How are we all? I ask, not out of general politeness else all such blogs would begin this way, but because these world championships have been such a harrowing, thrilling, exhausting, inspiring experience. Every year I say there’s nothing like the Cruce and every year it feels justifiable because it feels like we’ve added a new wrinkle, but this time we’ve added a whole-arse face, so, with feeling: there is nothing – nothing – NOTHING – like the Cruce.

There’s a phrase, popular in screenwriting, that writers frequently ask themselves: have we earned it? Roughly, it pushes them to make sure that the big emotional beats and speeches, any redemption their characters experience, have been set up by the groundwork they’ve put in. Do we know who they are and why they are; do we care about them and what happens to them?

When it comes to Ronnie O’Sullivan v Kyren Wilson in August 2020, these are questions we can answer emphatically and unequivocally. O’Sullivan has been seeking a sixth world title since 2013, and time has passed, it’s looked increasingly as though it’s left him behind, the long format too much for him. But this year, he stamped on the gas when he needed to and beat Ding Jinghui, just about stuck with Mark Williams and won from behind, then just about did the same to Mark Selby, his Crucible nemesis. He’s not playing that well, but his not that well remains a fair standard.
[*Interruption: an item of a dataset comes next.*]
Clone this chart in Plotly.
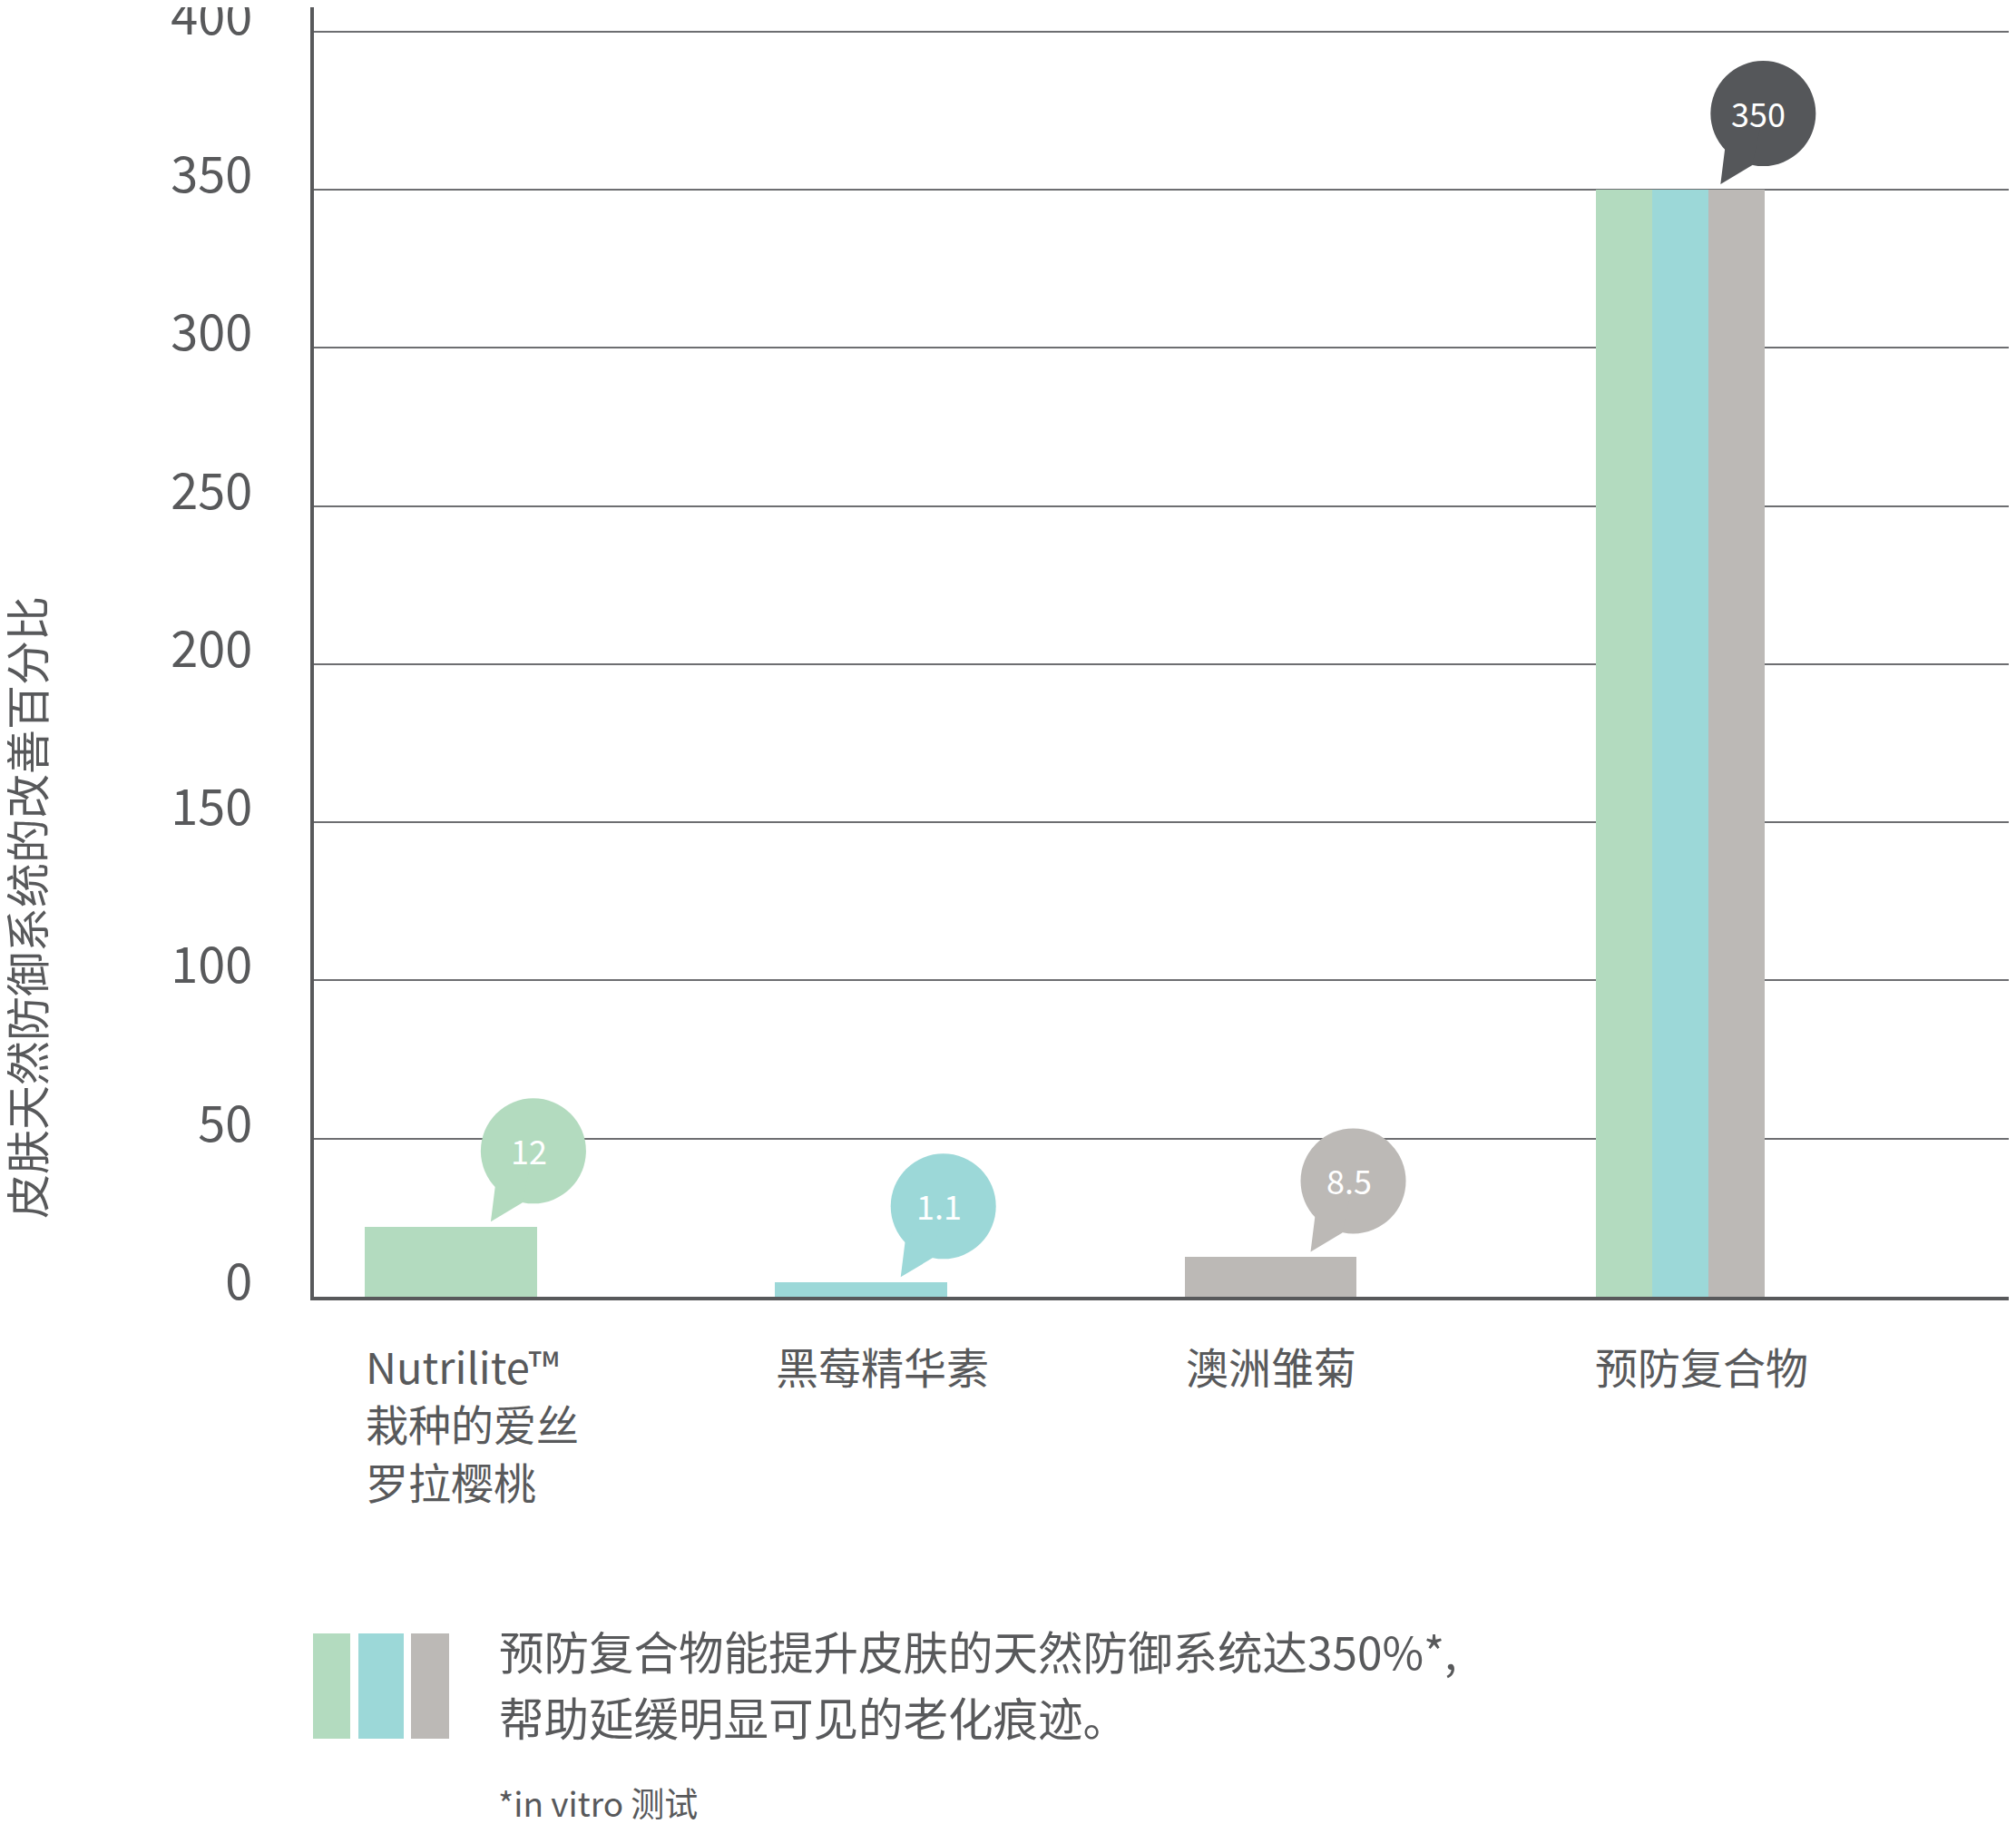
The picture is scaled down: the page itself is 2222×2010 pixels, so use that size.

Wilson, meanwhile, has looked a future winner for a while, and after a relatively quiet start to things, played brilliantly in eliminating the favourite and defending champion. His reward for that was a can’t miss semi against a qualifier, except Anthony McGill played the match of his life and together they crafted the match of all our lives, which Wilson somehow won after an extraordinary afternoon – the magnitude of which I

request
demand 5000 words to do justice. As such, it was unsurprising to see him suffer an emotional dump in yesterday’s first session, but as Ronnie undermined himself with cue-action obsession, he schlepped his way back last evening to set up a frankly delicious day of dramatic derring-do – and rightly so, because given the last five months, we’ve earned it too.